A source in the Federal Security Service (FSB) told Interfax news agency that a Chechen man working for Georgian intelligence had been giving cash to fighters across the turbulent North Caucasus.
"This confirms that Georgian special forces have participated in subversive terrorist activities in the North Caucasus," Interfax quoted the FSB source as saying. Russia and Georgia are locked in a row over Georgia's two breakaway regions of Abkhazia and South Ossetia, which Russia supports. Georgia says war was only narrowly averted earlier this month.
The FSB's claim surfaced just as a Georgian minister was to meet officials from Russia's Foreign Ministry in Moscow to discuss how to repair relations.
Militants kill soldier in Pak tribal area
AP, Khar
Suspected Islamic militants have killed a Pakistani soldier in revenge for an alleged U.S. missile strike near the Afghan border, an official said Friday.
Authorities found the bullet-riddled body of the paramilitary soldier early Friday about 6 miles north of Damadola, a village in the northwestern tribal region of Bajur.
An explosion destroyed a house in the village on Wednesday, killing about a dozen people. Residents and the provincial governor said it was caused by a missile.
Mawaz Khan, a government official in Bajur, said a letter found near the soldier's body said the soldier was killed by militants to avenge the alleged strike. The note included a warning for tribal elders that they would meet the same fate if they cooperate with Pakistani authorities.
"The killing of this soldier is our revenge for the American missile attack," Khan said, quoting from the letter.
McCain believes Iraq war can be won by 2013
AP, Columbus
Republican John McCain declared for the first time Thursday he believes the Iraq war can be won by 2013, although he rejected suggestions that his talk of a timetable put him on the same side as Democrats clamoring for full-scale troop withdrawals.

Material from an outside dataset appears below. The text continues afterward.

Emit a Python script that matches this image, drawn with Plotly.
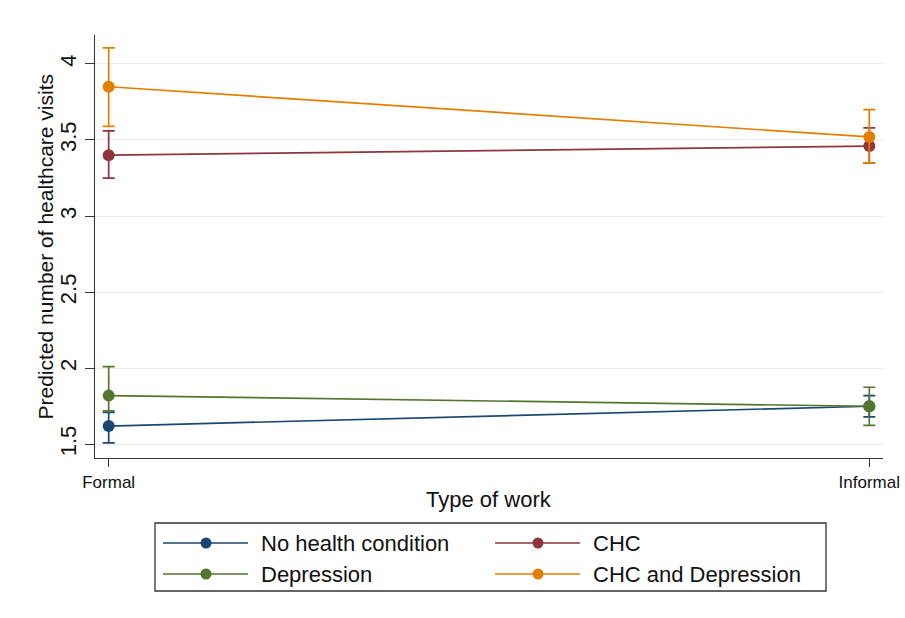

The Republican presidential contender, in a mystical speech that also envisioned Osama bin Laden dead or captured, and Americans with the choice of paying a simple flat tax or following their standard 1040 form, said only a small number of troops would remain in Iraq by the end of a prospective first term because al-Qaida will have been defeated and Iraq's government will be functioning on its own.
Palestinian cause fuels holy war: Osama
AP, Cairo
Osama bin Laden says in a new message that al-Qaida will continue its holy war against Israel and its allies until it liberates Palestine.
Friday's message comes as President Bush wraps up his visit to Israel to celebrate the 60th anniversary of the Jewish state.
Bin Laden says the fight for the Palestinian cause is the most important factor driving al-Qaida's war with the West and fueled the Sept. 11 attacks. The authenticity of the close to 10 minute message could not be verified, but it was posted on a Web site commonly used by al-Qaida.
Al-Qaeda chief Osama bin Laden slammed Western leaders for taking part in Israel's 60th birthday celebrations and vowed that Muslims would not give up "one inch of Palestine," in an audio message Friday. "The participation of Western leaders with the Jews in this celebration confirms that the West supports this ugly Jewish occupation of our lands and that they stand in the Israelis' trench against us," Bin Laden said in the "message to Western peoples" posted on the Internet. "We will continue the fight against the Israelis and their alliest and we will not give up one inch of Palestine, God willing, as long as there is one sincere Muslim on this earth," the message added.